Song Meaning
The narrator engages in the seemingly futile task of gathering fallen leaves, comparing the light, airy piles to balloons and the spades used to collect them to mere spoons. This sets up an immediate sense of Sisyphean effort, a repetitive action with little tangible reward. The dominant tone is one of weary resignation, underscored by the narrator's own questioning of the endeavor's purpose. The act itself feels almost performative, a way to fill time or create a semblance of activity.

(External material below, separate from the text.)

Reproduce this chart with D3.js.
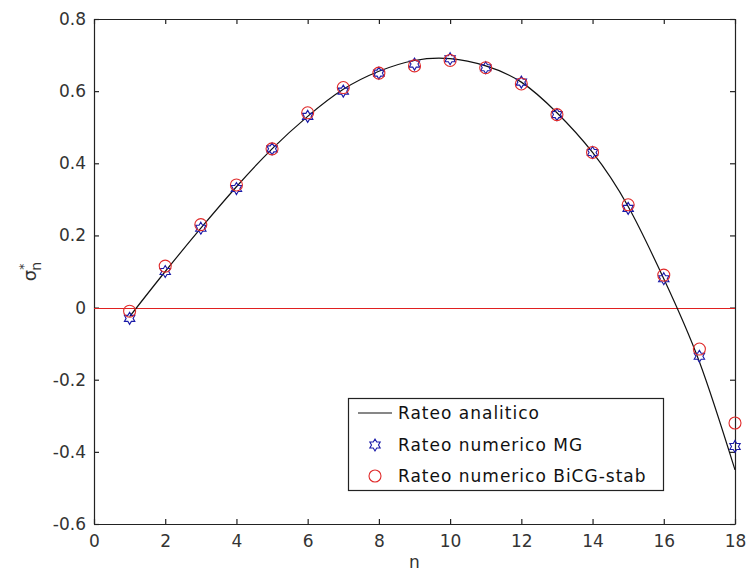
<!DOCTYPE html>
<html>
<head>
<meta charset="utf-8">
<script src="https://cdn.jsdelivr.net/npm/d3@7"></script>
<style>
  body { margin: 0; background: #fff; }
  svg text { font-family: "DejaVu Sans", "Liberation Sans", sans-serif; }
</style>
</head>
<body>
<div id="chart"></div>
<script>
// values
const nValues = [1, 2, 3, 4, 5, 6, 7, 8, 9, 10, 11, 12, 13, 14, 15, 16, 17, 18];
const analytic = [-0.025, 0.10, 0.22, 0.335, 0.44, 0.53, 0.605, 0.655, 0.685, 0.69, 0.67, 0.625, 0.54, 0.43, 0.28, 0.08, -0.15, -0.45];
const mgValues = [-0.03, 0.10, 0.22, 0.33, 0.44, 0.53, 0.60, 0.65, 0.675, 0.69, 0.665, 0.625, 0.535, 0.43, 0.275, 0.08, -0.135, -0.385];
const bicgValues = [-0.01, 0.115, 0.23, 0.34, 0.44, 0.54, 0.61, 0.65, 0.67, 0.685, 0.665, 0.62, 0.535, 0.43, 0.285, 0.09, -0.115, -0.32];
const xTicks = [0, 2, 4, 6, 8, 10, 12, 14, 16, 18];
const yTicks = [-0.6, -0.4, -0.2, 0, 0.2, 0.4, 0.6, 0.8];
const legendLabels = ["Rateo analitico", "Rateo numerico MG", "Rateo numerico BiCG-stab"];

const width = 747, height = 575;
const margin = { left: 94, right: 12, top: 19, bottom: 51 };

const svg = d3.select("#chart").append("svg")
    .attr("width", width)
    .attr("height", height);

const x = d3.scaleLinear().domain([0, 18]).range([margin.left, width - margin.right]);
const y = d3.scaleLinear().domain([-0.6, 0.8]).range([height - margin.bottom, margin.top]);

const axisColor = "#222";
const fmtY = d => d === 0 ? "0" : d3.format(".1f")(d).replace("\u2212", "-");

// ticks (inside) on all four sides
const gBottom = svg.append("g")
    .attr("transform", `translate(0,${y(-0.6)})`)
    .call(d3.axisBottom(x).tickValues(xTicks).tickSizeInner(-5).tickSizeOuter(0).tickPadding(11)
        .tickFormat(d3.format("d")));
const gTop = svg.append("g")
    .attr("transform", `translate(0,${y(0.8)})`)
    .call(d3.axisTop(x).tickValues(xTicks).tickSizeInner(-5).tickSizeOuter(0).tickFormat(""));
const gLeft = svg.append("g")
    .attr("transform", `translate(${x(0)},0)`)
    .call(d3.axisLeft(y).tickValues(yTicks).tickSizeInner(-5).tickSizeOuter(0).tickPadding(8)
        .tickFormat(fmtY));
const gRight = svg.append("g")
    .attr("transform", `translate(${x(18)},0)`)
    .call(d3.axisRight(y).tickValues(yTicks).tickSizeInner(-5).tickSizeOuter(0).tickFormat(""));

[gBottom, gTop, gLeft, gRight].forEach(g => {
    g.selectAll(".domain").attr("stroke", axisColor).attr("stroke-width", 1.2);
    g.selectAll(".tick line").attr("stroke", axisColor).attr("stroke-width", 1.2);
    g.selectAll("text").attr("fill", "#333").style("font-size", "17px");
});

// zero line
svg.append("line")
    .attr("x1", x(0)).attr("x2", x(18))
    .attr("y1", Math.round(y(0)) + 0.5).attr("y2", Math.round(y(0)) + 0.5)
    .attr("stroke", "#e02020")
    .attr("stroke-width", 1.2);

// analytic curve
const line = d3.line()
    .x((d, i) => x(nValues[i]))
    .y(d => y(d))
    .curve(d3.curveNatural);

svg.append("path")
    .datum(analytic)
    .attr("d", line)
    .attr("fill", "none")
    .attr("stroke", "#111")
    .attr("stroke-width", 1.2);

// hexagram marker
function hexagram(cx, cy, r) {
    const pts = [];
    for (let i = 0; i < 12; i++) {
        const a = -Math.PI / 2 + i * Math.PI / 6;
        const rr = i % 2 === 0 ? r : r * 0.58;
        pts.push([cx + rr * Math.cos(a), cy + rr * Math.sin(a)]);
    }
    return "M" + pts.map(p => p.join(",")).join("L") + "Z";
}

const blue = "#1a1aa8";
const red = "#e02a2a";

svg.append("g").selectAll("path")
    .data(mgValues)
    .join("path")
    .attr("d", (d, i) => hexagram(x(nValues[i]), y(d), 6))
    .attr("fill", "none")
    .attr("stroke", blue)
    .attr("stroke-width", 1.1);

svg.append("g").selectAll("circle")
    .data(bicgValues)
    .join("circle")
    .attr("cx", (d, i) => x(nValues[i]))
    .attr("cy", d => y(d))
    .attr("r", 6)
    .attr("fill", "none")
    .attr("stroke", red)
    .attr("stroke-width", 1.1);

// legend
const legend = svg.append("g");
legend.append("rect")
    .attr("x", 348.5).attr("y", 398.5)
    .attr("width", 315).attr("height", 92)
    .attr("fill", "#fff")
    .attr("stroke", axisColor)
    .attr("stroke-width", 1.2);

const rowY = [413, 445, 476];
legend.append("line")
    .attr("x1", 358).attr("x2", 392)
    .attr("y1", rowY[0]).attr("y2", rowY[0])
    .attr("stroke", "#111").attr("stroke-width", 1.2);
legend.append("path")
    .attr("d", hexagram(375, rowY[1], 6))
    .attr("fill", "none").attr("stroke", blue).attr("stroke-width", 1.1);
legend.append("circle")
    .attr("cx", 375).attr("cy", rowY[2]).attr("r", 6)
    .attr("fill", "none").attr("stroke", red).attr("stroke-width", 1.1);

legend.selectAll("text.lab")
    .data(legendLabels)
    .join("text")
    .attr("class", "lab")
    .attr("x", 398)
    .attr("y", (d, i) => rowY[i])
    .attr("dy", "0.35em")
    .attr("fill", "#111")
    .style("font-size", "17px")
    .style("letter-spacing", "1px")
    .text(d => d);

// axis labels
svg.append("text")
    .attr("x", x(9))
    .attr("y", 568)
    .attr("text-anchor", "middle")
    .attr("fill", "#333")
    .style("font-size", "17px")
    .text("n");

const yl = svg.append("text")
    .attr("transform", `translate(36,${y(0.1)}) rotate(-90)`)
    .attr("text-anchor", "middle")
    .attr("fill", "#333")
    .style("font-size", "18px");
yl.append("tspan").text("σ");
yl.append("tspan").attr("dy", "-8").style("font-size", "12px").text("*");
yl.append("tspan").attr("dx", "-7").attr("dy", "13").style("font-size", "14px").text("n");
</script>
</body>
</html>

The central tension arises from the contrast between the physical effort expended and the almost nonexistent results. The narrator makes a "great noise of rustling," mimicking the frantic escape of animals, yet the leaves themselves "elude my embrace," slipping through their grasp and onto their face. This physical elusiveness mirrors a deeper sense of something ungraspable, a purpose or meaning that remains just out of reach despite the constant motion.
The lyrics' effectiveness lies in their stark, almost childlike simplicity that belies a profound existential weariness. The repeated phrase "next to nothing" powerfully captures the diminishing returns of the narrator's labor, both in weight and color, and ultimately, in use. The final lines, "But a crop is a crop, / And who's to say where / The harvest shall stop?" introduce a flicker of defiant acceptance, suggesting that perhaps the act of gathering, the process itself, holds an inherent value, even if its ultimate purpose remains unclear or insignificant.